How to Unlock the Public Cloud Potential with Kubernetes?

February 22, 2019
Processes

January tends to be a good time for European senior executives to get inspiration from innovative startups by visiting CES in Las Vegas. They often accept at the same time invitations from large software companies in Silicon Valley and Seattle delivering a smoothly packaged marketing message on the advantages of a Cloud strategy. The invariable result is a strategic decision “we need to do more on the Cloud’.

How to Decide to Move Projects on the Cloud?

At the same time Chief Data Officers or Business Owners often get frustrated by the incapacity of IT departments to provide access to data and the appropriate tools in time to experiment with BI and analytics-driven use cases. They also decide to move projects to the Cloud.

Although motivations may differ, the results tend to be similar:

On the one hand:

Enthusiasm on the potential of the Cloud (on demand, pay-as-you-go, elasticity…)
A great way to experiment use cases and new technologies

While on the flip side

Setting up data projects requires a variety of tools (and skill sets to use them) that differ between public cloud vendors.
While initial pricing is attractive there is a clearly identified risk of vendor lock-in as soon as you move away from basic IaaS Compute and Storage services
There are compliance concerns on data location, the US Cloud act, anonymization of datasets and data governance
Organizational bottlenecks exist to make the right people work together on data
Lack of cohesion with legacy IT systems, with Cloud projects risking to be dubbed as non-core or even shadow-IT.

The DataOps PaaS

Few data projects are industrialized and this is most particularly the case with the more complex AI-driven initiatives: hard to achieve ROI, lots of time spend on plumbing and severe project delays. The challenge is how convergence will materialize in our complex, fast-moving and hybrid world with algorithms that require continuous development and deployment.

Enter Kubernetes, the container orchestration standard that is rapidly gaining ground. Kubernetes through its inherent auto-scaling and resilience capabilities enables a level of abstraction from the compute infrastructure. This layer is called CaaS, container as a Service. Although this is a giant step forward, it does not mean you’ll be able to obtain portability and coherence between on-prem IT and Cloud straight away.

The paradigm show the emergence of a new layer: the DataOps PaaS.

To succeed convergence, DataOps PaaS should combine:

An open and extensible technology toolbox packaged as a Managed Service (PaaS). Obviously, this toolbox should integrate seamlessly with existing Cloud Managed Services and storage in particular. Since the open-source driven technology ecosystem for big data and analytics is innovating fast, this toolbox should be updated with the latest frameworks and be able to run different versions concurrently.

A data workflow orchestrator to make sure that jobs from heterogeneous data technologies (batch and real-time ingestion, processing, machine and deep learning) are prepared, combined into pipelines and monitored in a standardized manner. A key requirement is portability not only with a regular industrialization life cycle in mind (dev/test, pre-production, production…) but also between different infrastructure deployments. Hereby a higher abstraction level is created: changing an underlying data technology will not have any impact, a DataOps Studio will take care of everything. In addition, the orchestrator should integrate with IT scheduling tools, DevOps tools and security components and provide audit and tracking capabilities for compliance reasons.

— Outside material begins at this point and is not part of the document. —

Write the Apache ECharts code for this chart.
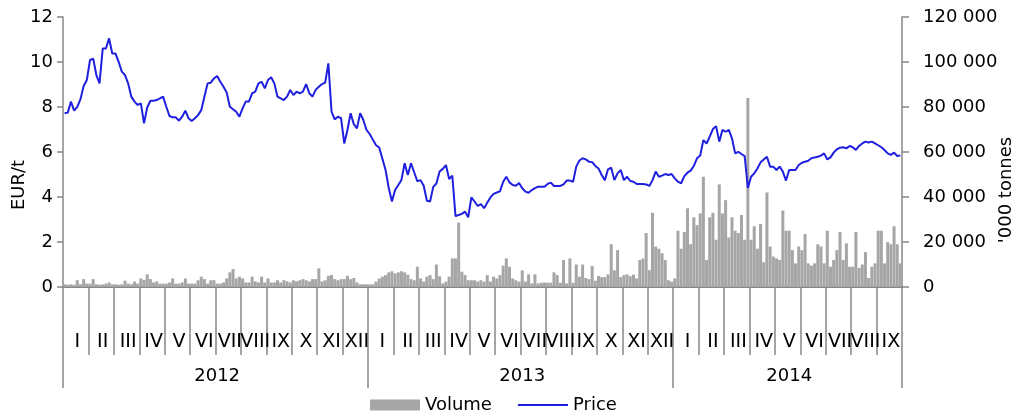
<!DOCTYPE html>
<html>
<head>
<meta charset="utf-8">
<script src="https://cdn.jsdelivr.net/npm/echarts@6/dist/echarts.min.js"></script>
<style>
  html, body { margin: 0; padding: 0; background: #fff; }
  #chart { width: 1013px; height: 417px; }
</style>
</head>
<body>
<div id="chart"></div>
<script>
  // month and year labels of the x axis
  var months = ['I', 'II', 'III', 'IV', 'V', 'VI', 'VII', 'VIII', 'IX', 'X', 'XI', 'XII']
  var years = ['2012', '2013', '2014']
  var monthsInYear = [12, 12, 9]
  var perMonth = 8   // readings per month

  // price, EUR/t (8 readings per month)
  var price2012 = [
    7.72, 7.75, 8.24, 7.84, 8.01, 8.35, 8.93, 9.2,
    10.09, 10.15, 9.42, 9.05, 10.6, 10.6, 11.05, 10.38,
    10.38, 10.01, 9.57, 9.42, 9.05, 8.46, 8.24, 8.09,
    8.16, 7.27, 7.98, 8.28, 8.28, 8.31, 8.38, 8.46,
    8.01, 7.6, 7.54, 7.54, 7.39, 7.57, 7.84, 7.5,
    7.38, 7.5, 7.64, 7.86, 8.46, 9.05, 9.08, 9.27,
    9.38, 9.12, 8.9, 8.65, 8.01, 7.9, 7.79, 7.57,
    7.94, 8.24, 8.24, 8.61, 8.68, 9.05, 9.12, 8.83,
    9.2, 9.32, 9.05, 8.46, 8.38, 8.31, 8.46, 8.76,
    8.53, 8.68, 8.61, 8.68, 9.02, 8.61, 8.46, 8.76,
    8.9, 9.02, 9.08, 9.94, 7.79, 7.45, 7.57, 7.5,
    6.38, 6.98, 7.72, 7.24, 7.05, 7.72, 7.42, 6.98
  ]
  var price2013 = [
    6.8, 6.55, 6.3, 6.2, 5.7, 5.2, 4.4, 3.8,
    4.31, 4.53, 4.76, 5.5, 4.98, 5.5, 5.1, 4.7,
    4.75, 4.5, 3.83, 3.8, 4.45, 4.6, 5.13, 5.25,
    5.42, 4.8, 4.95, 3.15, 3.2, 3.25, 3.35, 3.1,
    3.98, 3.8, 3.6, 3.68, 3.5, 3.75, 3.98, 4.14,
    4.2, 4.25, 4.68, 4.9, 4.65, 4.53, 4.5, 4.62,
    4.39, 4.24, 4.19, 4.31, 4.39, 4.46, 4.46, 4.46,
    4.58, 4.64, 4.49, 4.49, 4.49, 4.56, 4.73, 4.73,
    4.68, 5.35, 5.62, 5.72, 5.67, 5.57, 5.55, 5.38,
    5.27, 4.98, 4.75, 5.23, 5.3, 4.75, 5.05, 5.2,
    4.75, 4.9, 4.71, 4.68, 4.58, 4.58, 4.58, 4.56,
    4.49, 4.75, 5.13, 4.9, 4.95, 5.02, 4.98, 5.02
  ]
  var price2014 = [
    4.83, 4.68, 4.61, 4.93, 5.08, 5.17, 5.38, 5.72,
    5.84, 6.53, 6.38, 6.68, 7.02, 7.15, 6.46, 6.98,
    6.9, 6.98, 6.61, 5.94, 6.01, 5.91, 5.82, 4.4,
    4.9, 5.05, 5.27, 5.54, 5.67, 5.79, 5.35, 5.35,
    5.2, 5.35, 5.13, 4.73, 5.2, 5.2, 5.2, 5.42,
    5.52, 5.57, 5.61, 5.72, 5.76, 5.79, 5.84, 5.94,
    5.67, 5.76, 5.97, 6.12, 6.19, 6.21, 6.16, 6.27,
    6.21, 6.09, 6.27, 6.38, 6.46, 6.42, 6.46, 6.38,
    6.3, 6.21, 6.09, 5.94, 5.87, 5.97, 5.82, 5.85
  ]

  // volume, '000 tonnes
  var volume2012 = [
    1200, 1000, 1200, 1000, 3000, 1200, 3500, 1500,
    1500, 3500, 1200, 1000, 1200, 1500, 2000, 1200,
    1200, 1000, 1200, 2800, 1500, 1200, 2400, 1500,
    3800, 3200, 5600, 3500, 2000, 2500, 1500, 1500,
    1500, 2000, 3800, 1500, 1500, 2000, 3800, 1500,
    1500, 1500, 3000, 4600, 3500, 1500, 3000, 3000,
    1500, 1500, 2000, 3800, 6500, 8000, 3800, 4600,
    3800, 2000, 2000, 4600, 2500, 2000, 4600, 2000,
    3800, 2000, 2000, 3000, 2000, 3000, 2500, 2000,
    3000, 2500, 3000, 3500, 3000, 2500, 3500, 3500,
    8300, 2500, 3000, 5000, 5300, 3500, 3000, 3500,
    3500, 5000, 3500, 4000, 2000, 1200, 1200, 1200
  ]
  var volume2013 = [
    1200, 1200, 2400, 3800, 4600, 5300, 6500, 7000,
    6000, 6500, 7000, 6500, 5500, 3500, 3000, 9000,
    3800, 2400, 4600, 5300, 3500, 10000, 4800, 1600,
    2400, 4600, 12700, 12700, 28600, 6800, 5300, 3000,
    3000, 3000, 2400, 3000, 2400, 5300, 2400, 4600,
    3800, 5300, 9500, 12700, 9000, 3800, 3000, 2400,
    7400, 2400, 5600, 1600, 5600, 1600, 1900, 2000,
    1900, 1900, 6500, 5300, 1900, 12000, 1600, 12700,
    1900, 10000, 4600, 10000, 4000, 3500, 9300, 2800,
    4900, 4400, 4400, 5600, 19000, 7400, 16400, 4400,
    5300, 5600, 4800, 5500, 3800, 12000, 12700, 24000,
    7500, 33000, 18000, 17000, 15000, 12000, 3000, 2400
  ]
  var volume2014 = [
    3800, 25000, 17000, 24500, 35000, 19000, 31000, 27500,
    32700, 49000, 12000, 31000, 33000, 21000, 45600, 32700,
    38600, 22000, 31000, 25000, 24000, 32000, 21000, 84000,
    21000, 27000, 17000, 28000, 11000, 42000, 18000, 13500,
    12700, 12000, 34000, 25000, 25000, 16400, 10500, 18000,
    16400, 23500, 10500, 9500, 10500, 19000, 18000, 10500,
    25000, 9000, 12000, 16400, 24500, 12000, 19400, 9000,
    9000, 24500, 8500, 10000, 15500, 4000, 9000, 10500,
    25000, 25000, 10500, 20000, 19000, 27000, 19000, 10500
  ]

  var price = price2012.concat(price2013, price2014)
  var volume = volume2012.concat(volume2013, volume2014)

  // categories: "year month reading"
  var cats = []
  var yearStarts = []
  var yearCenters = []
  years.forEach(function (y, yi) {
    yearStarts.push(cats.length)
    yearCenters.push(cats.length + monthsInYear[yi] * perMonth / 2)
    for (var m = 0; m < monthsInYear[yi]; m++) {
      for (var j = 0; j < perMonth; j++) {
        cats.push(y + ' ' + months[m] + ' ' + (j + 1))
      }
    }
  })

  var axisColor = '#878787'
  var font = 'DejaVu Sans'
  var axisLine = { show: true, lineStyle: { color: axisColor, width: 1.5 } }

  function spaced(v) {
    return String(v).replace(/\B(?=(\d{3})+(?!\d))/g, ' ')
  }

  var chart = echarts.init(document.getElementById('chart'))
  chart.setOption({
    animation: false,
    textStyle: { fontFamily: font },
    grid: { left: 63, right: 111, top: 17, bottom: 130, outerBoundsMode: 'none', containLabel: false },
    legend: {
      left: 370,
      top: 396,
      padding: 0,
      itemWidth: 50,
      itemHeight: 11,
      itemGap: 25,
      textStyle: { fontSize: 18, color: '#000', fontFamily: font },
      data: [
        { name: 'Volume', icon: 'rect' },
        { name: 'Price', itemStyle: { opacity: 0 } }
      ]
    },
    xAxis: [
      {
        type: 'category',
        data: cats,
        position: 'bottom',
        axisLine: axisLine,
        axisTick: { show: false },
        axisLabel: { show: false }
      },
      {
        // months
        type: 'category',
        data: cats,
        position: 'bottom',
        axisLine: axisLine,
        axisTick: {
          show: true,
          length: 68,
          interval: function (i) { return i % perMonth === 0 },
          lineStyle: { color: axisColor, width: 1.5 }
        },
        axisLabel: {
          interval: function (i) { return i % perMonth === perMonth / 2 },
          formatter: function (v) { return v.split(' ')[1] },
          margin: 46,
          fontSize: 19,
          color: '#000',
          fontFamily: font
        }
      },
      {
        // years
        type: 'category',
        data: cats,
        position: 'bottom',
        axisLine: axisLine,
        axisTick: {
          show: true,
          length: 101,
          interval: function (i) { return yearStarts.indexOf(i) >= 0 },
          lineStyle: { color: axisColor, width: 1.5 }
        },
        axisLabel: {
          interval: function (i) { return yearCenters.indexOf(i) >= 0 },
          formatter: function (v) { return v.split(' ')[0] },
          margin: 80,
          fontSize: 18,
          color: '#000',
          fontFamily: font
        }
      }
    ],
    yAxis: [
      {
        type: 'value',
        min: 0,
        max: 12,
        interval: 2,
        name: 'EUR/t',
        nameLocation: 'middle',
        nameRotate: 90,
        nameGap: 35,
        nameMoveOverlap: false,
        nameTextStyle: { fontSize: 18, color: '#000', fontFamily: font, padding: [0, 66, 0, 0] },
        axisLine: axisLine,
        axisTick: { show: true, length: 6, lineStyle: { color: axisColor, width: 1.5 } },
        splitLine: { show: false },
        axisLabel: { fontSize: 18, color: '#000', margin: 10, fontFamily: font }
      },
      {
        type: 'value',
        position: 'right',
        min: 0,
        max: 120000,
        interval: 20000,
        name: "'000 tonnes",
        nameLocation: 'middle',
        nameRotate: 90,
        nameGap: 95,
        nameMoveOverlap: false,
        nameTextStyle: { fontSize: 18, color: '#000', fontFamily: font, padding: [0, 76, 0, 0] },
        axisLine: axisLine,
        axisTick: { show: true, length: 7, lineStyle: { color: axisColor, width: 1.5 } },
        splitLine: { show: false },
        axisLabel: { fontSize: 18, color: '#000', margin: 21, fontFamily: font, formatter: spaced }
      }
    ],
    series: [
      {
        name: 'Volume',
        type: 'bar',
        xAxisIndex: 0,
        yAxisIndex: 1,
        data: volume,
        barCategoryGap: '5%',
        itemStyle: { color: '#a6a6a6' }
      },
      {
        name: 'Price',
        type: 'line',
        xAxisIndex: 0,
        yAxisIndex: 0,
        data: price,
        symbol: 'none',
        lineStyle: { color: '#1f1fe0', width: 2 },
        itemStyle: { color: '#1f1fe0' }
      }
    ]
  })
</script>
</body>
</html>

A data governance layer with metadata to secure data access and allow teams to collaborate efficiently on data projects. Security and an outstanding user experience will finally bridge the gap between IT (infrastructure, technology selection), Datalabs (application development, data engineering, data science) and business teams. In addition, this layer may provide APIs to facilitate access and exposure of datasets.

These layers should allow you to build an Application ecosystem layer ensuring self-service capabilities for all stakeholders. This ecosystem should combine both internally developed applications and externally bought-in components (data wrangling, auto-ML, deep learning training service, data catalogue software, data visualization tools or just any AI startup that has a great solution for a niche requirement).

Creating a DataOps PaaS with a technology abstraction layer, the capacity to work in cross-functional teams and an open ecosystem are powerful enablers to jumpstart towards high-value business use cases, while wasting less time on low-value data plumbing. ROI on data projects definitely remains the most important driver for large-scale industrialization of AI.